◆ **Instructions to follow**: Restate the listing below word for word, omitting any images.
* START Source material *
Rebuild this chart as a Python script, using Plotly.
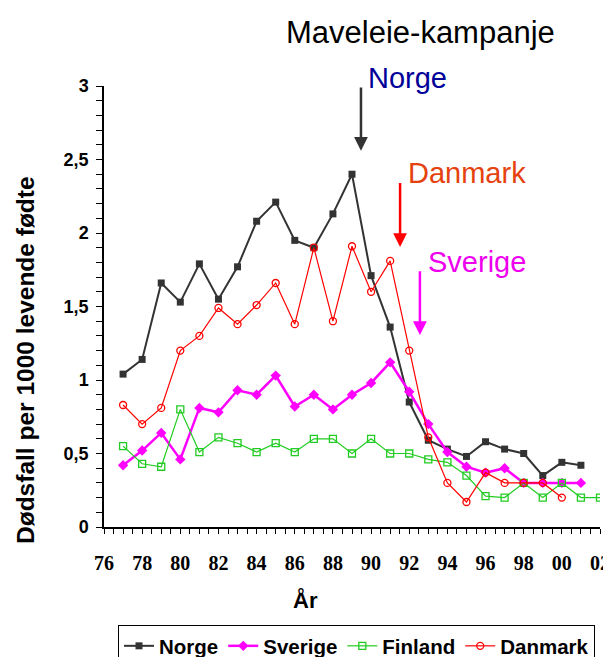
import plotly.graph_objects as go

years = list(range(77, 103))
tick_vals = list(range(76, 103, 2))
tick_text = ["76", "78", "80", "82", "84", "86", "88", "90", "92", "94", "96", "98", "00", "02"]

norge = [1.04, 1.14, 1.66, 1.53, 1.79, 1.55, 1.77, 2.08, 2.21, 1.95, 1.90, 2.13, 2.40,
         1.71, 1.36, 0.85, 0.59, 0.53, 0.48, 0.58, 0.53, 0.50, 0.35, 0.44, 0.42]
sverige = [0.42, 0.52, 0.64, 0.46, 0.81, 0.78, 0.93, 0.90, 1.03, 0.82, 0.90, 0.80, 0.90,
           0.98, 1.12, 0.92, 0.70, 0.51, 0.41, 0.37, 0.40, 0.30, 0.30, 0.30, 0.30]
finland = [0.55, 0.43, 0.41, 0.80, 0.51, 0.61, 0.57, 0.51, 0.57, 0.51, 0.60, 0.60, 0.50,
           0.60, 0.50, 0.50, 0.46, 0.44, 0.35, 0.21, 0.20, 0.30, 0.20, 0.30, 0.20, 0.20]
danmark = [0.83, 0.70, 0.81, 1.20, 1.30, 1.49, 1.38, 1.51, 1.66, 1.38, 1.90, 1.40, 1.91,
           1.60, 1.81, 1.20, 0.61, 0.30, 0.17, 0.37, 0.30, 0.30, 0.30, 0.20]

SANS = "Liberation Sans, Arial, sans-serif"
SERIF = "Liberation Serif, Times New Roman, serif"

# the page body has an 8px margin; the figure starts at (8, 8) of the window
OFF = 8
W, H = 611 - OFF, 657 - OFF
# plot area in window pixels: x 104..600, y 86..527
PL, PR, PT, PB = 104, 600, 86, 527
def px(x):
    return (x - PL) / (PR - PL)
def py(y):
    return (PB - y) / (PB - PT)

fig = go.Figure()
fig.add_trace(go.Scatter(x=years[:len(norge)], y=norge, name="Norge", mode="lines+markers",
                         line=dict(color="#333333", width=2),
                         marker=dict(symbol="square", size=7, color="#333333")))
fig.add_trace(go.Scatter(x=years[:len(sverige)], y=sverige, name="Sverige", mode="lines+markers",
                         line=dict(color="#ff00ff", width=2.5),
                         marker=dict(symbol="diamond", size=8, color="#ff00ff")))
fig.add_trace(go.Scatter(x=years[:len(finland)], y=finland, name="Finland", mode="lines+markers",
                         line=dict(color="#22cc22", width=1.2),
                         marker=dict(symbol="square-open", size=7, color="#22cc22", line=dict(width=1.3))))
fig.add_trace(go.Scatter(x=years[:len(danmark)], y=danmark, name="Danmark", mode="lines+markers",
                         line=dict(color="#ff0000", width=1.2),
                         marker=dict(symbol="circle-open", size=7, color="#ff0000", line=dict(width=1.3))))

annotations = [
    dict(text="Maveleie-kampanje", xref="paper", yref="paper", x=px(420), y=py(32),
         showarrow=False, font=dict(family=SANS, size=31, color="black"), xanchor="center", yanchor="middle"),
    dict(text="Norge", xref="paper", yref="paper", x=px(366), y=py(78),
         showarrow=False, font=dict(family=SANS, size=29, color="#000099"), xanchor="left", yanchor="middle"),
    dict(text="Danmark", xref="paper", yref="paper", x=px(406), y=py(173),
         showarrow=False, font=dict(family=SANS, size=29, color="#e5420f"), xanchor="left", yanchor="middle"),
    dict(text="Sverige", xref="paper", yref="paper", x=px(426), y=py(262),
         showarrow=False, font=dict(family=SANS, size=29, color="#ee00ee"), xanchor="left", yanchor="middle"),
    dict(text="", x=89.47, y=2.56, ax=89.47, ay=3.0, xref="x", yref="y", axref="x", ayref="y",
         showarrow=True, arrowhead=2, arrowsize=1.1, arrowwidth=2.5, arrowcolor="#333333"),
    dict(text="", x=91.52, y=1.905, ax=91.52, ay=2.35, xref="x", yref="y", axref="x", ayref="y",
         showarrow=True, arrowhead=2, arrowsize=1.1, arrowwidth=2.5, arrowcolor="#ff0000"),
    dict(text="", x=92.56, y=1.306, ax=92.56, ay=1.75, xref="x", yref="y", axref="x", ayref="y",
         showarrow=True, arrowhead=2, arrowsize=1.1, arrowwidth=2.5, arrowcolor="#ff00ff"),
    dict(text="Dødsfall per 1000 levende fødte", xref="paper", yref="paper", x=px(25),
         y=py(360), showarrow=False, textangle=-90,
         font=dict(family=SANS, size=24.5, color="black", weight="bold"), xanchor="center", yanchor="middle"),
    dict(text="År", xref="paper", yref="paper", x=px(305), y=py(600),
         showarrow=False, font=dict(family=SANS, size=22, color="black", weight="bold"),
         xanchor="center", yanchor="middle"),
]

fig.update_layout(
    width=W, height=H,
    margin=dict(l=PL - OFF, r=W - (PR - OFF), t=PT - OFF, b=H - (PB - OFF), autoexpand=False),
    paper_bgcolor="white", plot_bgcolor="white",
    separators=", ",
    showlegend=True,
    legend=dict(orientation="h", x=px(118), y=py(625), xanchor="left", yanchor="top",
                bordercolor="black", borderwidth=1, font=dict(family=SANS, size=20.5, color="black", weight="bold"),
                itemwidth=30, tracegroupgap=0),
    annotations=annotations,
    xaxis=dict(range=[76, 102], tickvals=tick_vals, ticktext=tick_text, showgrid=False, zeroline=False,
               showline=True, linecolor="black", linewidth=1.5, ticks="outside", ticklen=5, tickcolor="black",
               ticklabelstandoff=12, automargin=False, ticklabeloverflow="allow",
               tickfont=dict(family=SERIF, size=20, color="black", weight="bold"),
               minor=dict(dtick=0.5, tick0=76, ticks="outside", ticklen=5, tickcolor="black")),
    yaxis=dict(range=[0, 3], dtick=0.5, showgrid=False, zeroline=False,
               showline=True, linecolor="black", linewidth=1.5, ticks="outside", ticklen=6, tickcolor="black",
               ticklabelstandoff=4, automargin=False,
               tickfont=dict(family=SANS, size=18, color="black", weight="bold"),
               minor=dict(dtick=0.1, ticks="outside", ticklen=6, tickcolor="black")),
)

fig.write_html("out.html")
* END Source material *
◆ **Task answer**:
Rebuild this chart as a Python script, using Plotly.
import plotly.graph_objects as go

years = list(range(77, 103))
tick_vals = list(range(76, 103, 2))
tick_text = ["76", "78", "80", "82", "84", "86", "88", "90", "92", "94", "96", "98", "00", "02"]

norge = [1.04, 1.14, 1.66, 1.53, 1.79, 1.55, 1.77, 2.08, 2.21, 1.95, 1.90, 2.13, 2.40,
         1.71, 1.36, 0.85, 0.59, 0.53, 0.48, 0.58, 0.53, 0.50, 0.35, 0.44, 0.42]
sverige = [0.42, 0.52, 0.64, 0.46, 0.81, 0.78, 0.93, 0.90, 1.03, 0.82, 0.90, 0.80, 0.90,
           0.98, 1.12, 0.92, 0.70, 0.51, 0.41, 0.37, 0.40, 0.30, 0.30, 0.30, 0.30]
finland = [0.55, 0.43, 0.41, 0.80, 0.51, 0.61, 0.57, 0.51, 0.57, 0.51, 0.60, 0.60, 0.50,
           0.60, 0.50, 0.50, 0.46, 0.44, 0.35, 0.21, 0.20, 0.30, 0.20, 0.30, 0.20, 0.20]
danmark = [0.83, 0.70, 0.81, 1.20, 1.30, 1.49, 1.38, 1.51, 1.66, 1.38, 1.90, 1.40, 1.91,
           1.60, 1.81, 1.20, 0.61, 0.30, 0.17, 0.37, 0.30, 0.30, 0.30, 0.20]

SANS = "Liberation Sans, Arial, sans-serif"
SERIF = "Liberation Serif, Times New Roman, serif"

# the page body has an 8px margin; the figure starts at (8, 8) of the window
OFF = 8
W, H = 611 - OFF, 657 - OFF
# plot area in window pixels: x 104..600, y 86..527
PL, PR, PT, PB = 104, 600, 86, 527
def px(x):
    return (x - PL) / (PR - PL)
def py(y):
    return (PB - y) / (PB - PT)

fig = go.Figure()
fig.add_trace(go.Scatter(x=years[:len(norge)], y=norge, name="Norge", mode="lines+markers",
                         line=dict(color="#333333", width=2),
                         marker=dict(symbol="square", size=7, color="#333333")))
fig.add_trace(go.Scatter(x=years[:len(sverige)], y=sverige, name="Sverige", mode="lines+markers",
                         line=dict(color="#ff00ff", width=2.5),
                         marker=dict(symbol="diamond", size=8, color="#ff00ff")))
fig.add_trace(go.Scatter(x=years[:len(finland)], y=finland, name="Finland", mode="lines+markers",
                         line=dict(color="#22cc22", width=1.2),
                         marker=dict(symbol="square-open", size=7, color="#22cc22", line=dict(width=1.3))))
fig.add_trace(go.Scatter(x=years[:len(danmark)], y=danmark, name="Danmark", mode="lines+markers",
                         line=dict(color="#ff0000", width=1.2),
                         marker=dict(symbol="circle-open", size=7, color="#ff0000", line=dict(width=1.3))))

annotations = [
    dict(text="Maveleie-kampanje", xref="paper", yref="paper", x=px(420), y=py(32),
         showarrow=False, font=dict(family=SANS, size=31, color="black"), xanchor="center", yanchor="middle"),
    dict(text="Norge", xref="paper", yref="paper", x=px(366), y=py(78),
         showarrow=False, font=dict(family=SANS, size=29, color="#000099"), xanchor="left", yanchor="middle"),
    dict(text="Danmark", xref="paper", yref="paper", x=px(406), y=py(173),
         showarrow=False, font=dict(family=SANS, size=29, color="#e5420f"), xanchor="left", yanchor="middle"),
    dict(text="Sverige", xref="paper", yref="paper", x=px(426), y=py(262),
         showarrow=False, font=dict(family=SANS, size=29, color="#ee00ee"), xanchor="left", yanchor="middle"),
    dict(text="", x=89.47, y=2.56, ax=89.47, ay=3.0, xref="x", yref="y", axref="x", ayref="y",
         showarrow=True, arrowhead=2, arrowsize=1.1, arrowwidth=2.5, arrowcolor="#333333"),
    dict(text="", x=91.52, y=1.905, ax=91.52, ay=2.35, xref="x", yref="y", axref="x", ayref="y",
         showarrow=True, arrowhead=2, arrowsize=1.1, arrowwidth=2.5, arrowcolor="#ff0000"),
    dict(text="", x=92.56, y=1.306, ax=92.56, ay=1.75, xref="x", yref="y", axref="x", ayref="y",
         showarrow=True, arrowhead=2, arrowsize=1.1, arrowwidth=2.5, arrowcolor="#ff00ff"),
    dict(text="Dødsfall per 1000 levende fødte", xref="paper", yref="paper", x=px(25),
         y=py(360), showarrow=False, textangle=-90,
         font=dict(family=SANS, size=24.5, color="black", weight="bold"), xanchor="center", yanchor="middle"),
    dict(text="År", xref="paper", yref="paper", x=px(305), y=py(600),
         showarrow=False, font=dict(family=SANS, size=22, color="black", weight="bold"),
         xanchor="center", yanchor="middle"),
]

fig.update_layout(
    width=W, height=H,
    margin=dict(l=PL - OFF, r=W - (PR - OFF), t=PT - OFF, b=H - (PB - OFF), autoexpand=False),
    paper_bgcolor="white", plot_bgcolor="white",
    separators=", ",
    showlegend=True,
    legend=dict(orientation="h", x=px(118), y=py(625), xanchor="left", yanchor="top",
                bordercolor="black", borderwidth=1, font=dict(family=SANS, size=20.5, color="black", weight="bold"),
                itemwidth=30, tracegroupgap=0),
    annotations=annotations,
    xaxis=dict(range=[76, 102], tickvals=tick_vals, ticktext=tick_text, showgrid=False, zeroline=False,
               showline=True, linecolor="black", linewidth=1.5, ticks="outside", ticklen=5, tickcolor="black",
               ticklabelstandoff=12, automargin=False, ticklabeloverflow="allow",
               tickfont=dict(family=SERIF, size=20, color="black", weight="bold"),
               minor=dict(dtick=0.5, tick0=76, ticks="outside", ticklen=5, tickcolor="black")),
    yaxis=dict(range=[0, 3], dtick=0.5, showgrid=False, zeroline=False,
               showline=True, linecolor="black", linewidth=1.5, ticks="outside", ticklen=6, tickcolor="black",
               ticklabelstandoff=4, automargin=False,
               tickfont=dict(family=SANS, size=18, color="black", weight="bold"),
               minor=dict(dtick=0.1, ticks="outside", ticklen=6, tickcolor="black")),
)

fig.write_html("out.html")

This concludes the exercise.